STORED DATA:
>> START

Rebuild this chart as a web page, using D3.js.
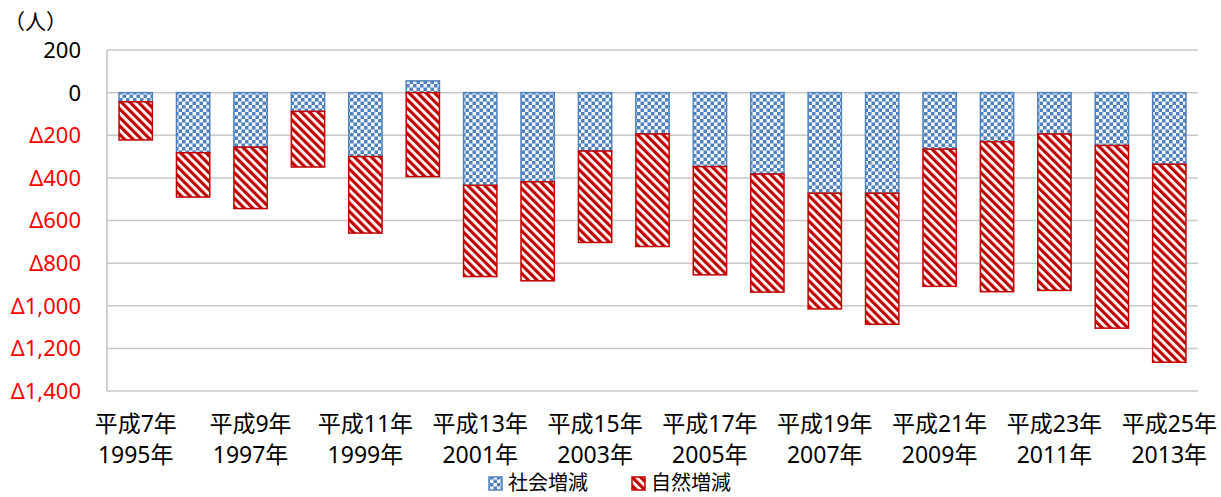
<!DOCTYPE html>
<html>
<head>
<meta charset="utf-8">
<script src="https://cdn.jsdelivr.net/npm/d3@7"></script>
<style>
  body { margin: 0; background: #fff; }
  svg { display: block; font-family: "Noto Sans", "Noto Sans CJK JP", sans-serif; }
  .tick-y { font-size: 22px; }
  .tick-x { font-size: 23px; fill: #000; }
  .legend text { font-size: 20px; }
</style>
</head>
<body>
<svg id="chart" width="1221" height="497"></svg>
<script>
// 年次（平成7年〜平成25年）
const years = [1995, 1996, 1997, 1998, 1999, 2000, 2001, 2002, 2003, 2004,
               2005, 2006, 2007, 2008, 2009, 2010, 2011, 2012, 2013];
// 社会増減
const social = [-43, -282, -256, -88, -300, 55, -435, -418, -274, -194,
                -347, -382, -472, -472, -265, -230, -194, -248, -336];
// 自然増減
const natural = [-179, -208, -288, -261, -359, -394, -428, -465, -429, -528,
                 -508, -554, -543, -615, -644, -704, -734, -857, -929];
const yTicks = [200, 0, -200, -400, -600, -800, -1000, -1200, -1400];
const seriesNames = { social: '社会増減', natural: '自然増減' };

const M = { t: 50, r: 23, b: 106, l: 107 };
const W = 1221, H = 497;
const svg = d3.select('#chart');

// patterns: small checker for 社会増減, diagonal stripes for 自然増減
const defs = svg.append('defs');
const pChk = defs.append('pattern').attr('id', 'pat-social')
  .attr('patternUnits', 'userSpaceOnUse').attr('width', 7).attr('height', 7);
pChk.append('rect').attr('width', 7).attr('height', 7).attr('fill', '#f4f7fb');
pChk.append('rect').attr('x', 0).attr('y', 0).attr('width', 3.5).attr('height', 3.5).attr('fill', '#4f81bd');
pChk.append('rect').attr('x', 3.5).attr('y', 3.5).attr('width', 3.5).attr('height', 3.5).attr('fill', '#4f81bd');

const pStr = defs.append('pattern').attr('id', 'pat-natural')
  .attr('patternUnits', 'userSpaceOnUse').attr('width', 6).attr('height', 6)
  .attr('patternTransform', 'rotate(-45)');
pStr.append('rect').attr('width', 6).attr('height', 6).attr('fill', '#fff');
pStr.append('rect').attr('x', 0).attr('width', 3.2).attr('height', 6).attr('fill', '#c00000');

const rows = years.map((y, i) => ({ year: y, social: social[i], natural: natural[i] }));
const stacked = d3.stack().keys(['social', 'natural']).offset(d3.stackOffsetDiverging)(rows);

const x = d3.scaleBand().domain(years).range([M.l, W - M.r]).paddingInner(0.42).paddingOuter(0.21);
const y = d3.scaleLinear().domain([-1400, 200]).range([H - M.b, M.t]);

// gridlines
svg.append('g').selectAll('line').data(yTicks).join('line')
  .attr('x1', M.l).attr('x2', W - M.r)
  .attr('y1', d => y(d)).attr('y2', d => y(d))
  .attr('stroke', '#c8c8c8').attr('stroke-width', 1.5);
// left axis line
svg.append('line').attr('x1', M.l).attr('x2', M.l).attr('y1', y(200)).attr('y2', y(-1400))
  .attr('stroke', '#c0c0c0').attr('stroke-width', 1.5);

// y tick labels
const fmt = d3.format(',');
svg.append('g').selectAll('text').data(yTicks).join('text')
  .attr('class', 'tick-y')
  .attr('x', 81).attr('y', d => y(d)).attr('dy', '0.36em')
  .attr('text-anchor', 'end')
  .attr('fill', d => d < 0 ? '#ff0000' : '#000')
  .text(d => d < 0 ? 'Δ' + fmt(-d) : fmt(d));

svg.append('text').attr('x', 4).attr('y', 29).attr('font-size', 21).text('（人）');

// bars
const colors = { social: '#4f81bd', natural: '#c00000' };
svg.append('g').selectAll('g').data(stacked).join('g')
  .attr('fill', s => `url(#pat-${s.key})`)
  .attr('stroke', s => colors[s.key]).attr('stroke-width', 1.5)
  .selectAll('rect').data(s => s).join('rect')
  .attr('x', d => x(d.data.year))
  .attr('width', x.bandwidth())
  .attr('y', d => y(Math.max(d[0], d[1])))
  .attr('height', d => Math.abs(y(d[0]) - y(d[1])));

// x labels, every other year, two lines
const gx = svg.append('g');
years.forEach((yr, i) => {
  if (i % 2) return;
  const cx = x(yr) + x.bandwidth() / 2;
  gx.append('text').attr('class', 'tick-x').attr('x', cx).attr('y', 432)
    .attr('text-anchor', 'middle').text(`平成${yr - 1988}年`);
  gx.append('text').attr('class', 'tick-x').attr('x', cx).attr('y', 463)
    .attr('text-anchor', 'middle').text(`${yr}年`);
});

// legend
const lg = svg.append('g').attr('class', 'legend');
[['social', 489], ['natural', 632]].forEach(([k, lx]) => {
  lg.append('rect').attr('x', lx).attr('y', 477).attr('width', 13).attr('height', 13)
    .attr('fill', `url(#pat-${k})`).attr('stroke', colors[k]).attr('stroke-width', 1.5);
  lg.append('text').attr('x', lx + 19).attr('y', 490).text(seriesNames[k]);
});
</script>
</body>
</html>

>> END

JOB: Write the material out again exactly as it appears, dropping the pictures.

RESPONSE TO THIS TASK:
Rebuild this chart as a web page, using D3.js.
<!DOCTYPE html>
<html>
<head>
<meta charset="utf-8">
<script src="https://cdn.jsdelivr.net/npm/d3@7"></script>
<style>
  body { margin: 0; background: #fff; }
  svg { display: block; font-family: "Noto Sans", "Noto Sans CJK JP", sans-serif; }
  .tick-y { font-size: 22px; }
  .tick-x { font-size: 23px; fill: #000; }
  .legend text { font-size: 20px; }
</style>
</head>
<body>
<svg id="chart" width="1221" height="497"></svg>
<script>
// 年次（平成7年〜平成25年）
const years = [1995, 1996, 1997, 1998, 1999, 2000, 2001, 2002, 2003, 2004,
               2005, 2006, 2007, 2008, 2009, 2010, 2011, 2012, 2013];
// 社会増減
const social = [-43, -282, -256, -88, -300, 55, -435, -418, -274, -194,
                -347, -382, -472, -472, -265, -230, -194, -248, -336];
// 自然増減
const natural = [-179, -208, -288, -261, -359, -394, -428, -465, -429, -528,
                 -508, -554, -543, -615, -644, -704, -734, -857, -929];
const yTicks = [200, 0, -200, -400, -600, -800, -1000, -1200, -1400];
const seriesNames = { social: '社会増減', natural: '自然増減' };

const M = { t: 50, r: 23, b: 106, l: 107 };
const W = 1221, H = 497;
const svg = d3.select('#chart');

// patterns: small checker for 社会増減, diagonal stripes for 自然増減
const defs = svg.append('defs');
const pChk = defs.append('pattern').attr('id', 'pat-social')
  .attr('patternUnits', 'userSpaceOnUse').attr('width', 7).attr('height', 7);
pChk.append('rect').attr('width', 7).attr('height', 7).attr('fill', '#f4f7fb');
pChk.append('rect').attr('x', 0).attr('y', 0).attr('width', 3.5).attr('height', 3.5).attr('fill', '#4f81bd');
pChk.append('rect').attr('x', 3.5).attr('y', 3.5).attr('width', 3.5).attr('height', 3.5).attr('fill', '#4f81bd');

const pStr = defs.append('pattern').attr('id', 'pat-natural')
  .attr('patternUnits', 'userSpaceOnUse').attr('width', 6).attr('height', 6)
  .attr('patternTransform', 'rotate(-45)');
pStr.append('rect').attr('width', 6).attr('height', 6).attr('fill', '#fff');
pStr.append('rect').attr('x', 0).attr('width', 3.2).attr('height', 6).attr('fill', '#c00000');

const rows = years.map((y, i) => ({ year: y, social: social[i], natural: natural[i] }));
const stacked = d3.stack().keys(['social', 'natural']).offset(d3.stackOffsetDiverging)(rows);

const x = d3.scaleBand().domain(years).range([M.l, W - M.r]).paddingInner(0.42).paddingOuter(0.21);
const y = d3.scaleLinear().domain([-1400, 200]).range([H - M.b, M.t]);

// gridlines
svg.append('g').selectAll('line').data(yTicks).join('line')
  .attr('x1', M.l).attr('x2', W - M.r)
  .attr('y1', d => y(d)).attr('y2', d => y(d))
  .attr('stroke', '#c8c8c8').attr('stroke-width', 1.5);
// left axis line
svg.append('line').attr('x1', M.l).attr('x2', M.l).attr('y1', y(200)).attr('y2', y(-1400))
  .attr('stroke', '#c0c0c0').attr('stroke-width', 1.5);

// y tick labels
const fmt = d3.format(',');
svg.append('g').selectAll('text').data(yTicks).join('text')
  .attr('class', 'tick-y')
  .attr('x', 81).attr('y', d => y(d)).attr('dy', '0.36em')
  .attr('text-anchor', 'end')
  .attr('fill', d => d < 0 ? '#ff0000' : '#000')
  .text(d => d < 0 ? 'Δ' + fmt(-d) : fmt(d));

svg.append('text').attr('x', 4).attr('y', 29).attr('font-size', 21).text('（人）');

// bars
const colors = { social: '#4f81bd', natural: '#c00000' };
svg.append('g').selectAll('g').data(stacked).join('g')
  .attr('fill', s => `url(#pat-${s.key})`)
  .attr('stroke', s => colors[s.key]).attr('stroke-width', 1.5)
  .selectAll('rect').data(s => s).join('rect')
  .attr('x', d => x(d.data.year))
  .attr('width', x.bandwidth())
  .attr('y', d => y(Math.max(d[0], d[1])))
  .attr('height', d => Math.abs(y(d[0]) - y(d[1])));

// x labels, every other year, two lines
const gx = svg.append('g');
years.forEach((yr, i) => {
  if (i % 2) return;
  const cx = x(yr) + x.bandwidth() / 2;
  gx.append('text').attr('class', 'tick-x').attr('x', cx).attr('y', 432)
    .attr('text-anchor', 'middle').text(`平成${yr - 1988}年`);
  gx.append('text').attr('class', 'tick-x').attr('x', cx).attr('y', 463)
    .attr('text-anchor', 'middle').text(`${yr}年`);
});

// legend
const lg = svg.append('g').attr('class', 'legend');
[['social', 489], ['natural', 632]].forEach(([k, lx]) => {
  lg.append('rect').attr('x', lx).attr('y', 477).attr('width', 13).attr('height', 13)
    .attr('fill', `url(#pat-${k})`).attr('stroke', colors[k]).attr('stroke-width', 1.5);
  lg.append('text').attr('x', lx + 19).attr('y', 490).text(seriesNames[k]);
});
</script>
</body>
</html>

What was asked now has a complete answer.